David Freyberg

Senior Fellow, By Courtesy - Stanford Woods Institute for the Environment; Associate Professor - Civil and Environmental Engineering

David Freyberg's diverse research interests include understanding surface-subsurface interactions in coupled reservoir/sediment/wetland/stream systems, quantifying and valuing hydrologic Ecosystem Services and Conservation, modeling sediment deposition and mobilization in sediment-impacted reservoirs, sediment management in small reservoirs, the hydrology of riparian wetlands, vadose zone dynamics in tropical coastal zones, and engineering pedagogy.  In the past, he and his students have studied rainfall variability in Nigeria; flowfields around partially penetrating injection wells; field-scale experimental validation of models of flow and transport in aquifers; head, velocity, and concentration uncertainty in heterogeneous aquifers; enhanced numerical analysis techniques for simulating reactive, multi-component transport in aquifers; the characterization of spatial variability in natural geologic media and the construction of synthetic aquifers; the effects of state-dependent anisotropy on flow through the vadose zone; the role of diffusion and slow advection in transport through heterogeneous, saturated porous media; recharge from ephemeral channels; and the learning process during undergraduate research experiences in laboratories.  He enjoys having students convince him of the excitement of new research questions.

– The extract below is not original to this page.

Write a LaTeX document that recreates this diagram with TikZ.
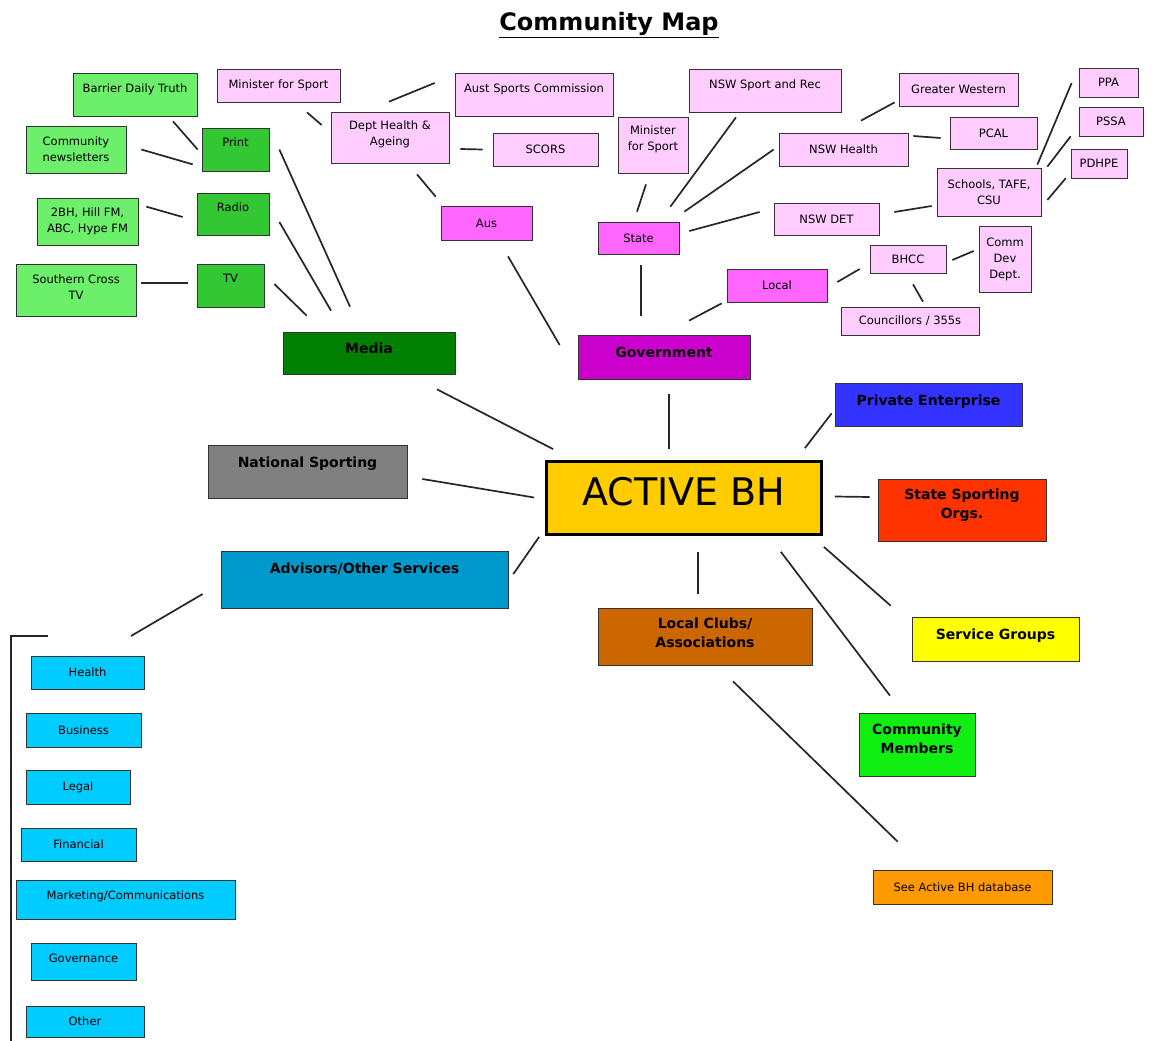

Freyberg was a 1985 recipient of a Presidential Young Investigator Award.  In 1993 and 2009 he received the Stanford School of Engineering Tau Beta Pi Award for excellence in undergraduate teaching. In 1994 he received a Stanford University Bing Fellowship for teaching excellence.  He was the Landreth Family University Fellow in Undergraduate Education at Stanford for 2002-07, and in 2009 was awarded the School of Engineering’s Eugene Grant Award for Excellence in Teaching.  From 1988-1992 he served as Associate Dean of Engineering for Undergraduate Education.  He is the past chair of the National Research Council's Water Science and Technology Board.  He is a co-author of the widely used text, Water-Resources Engineering.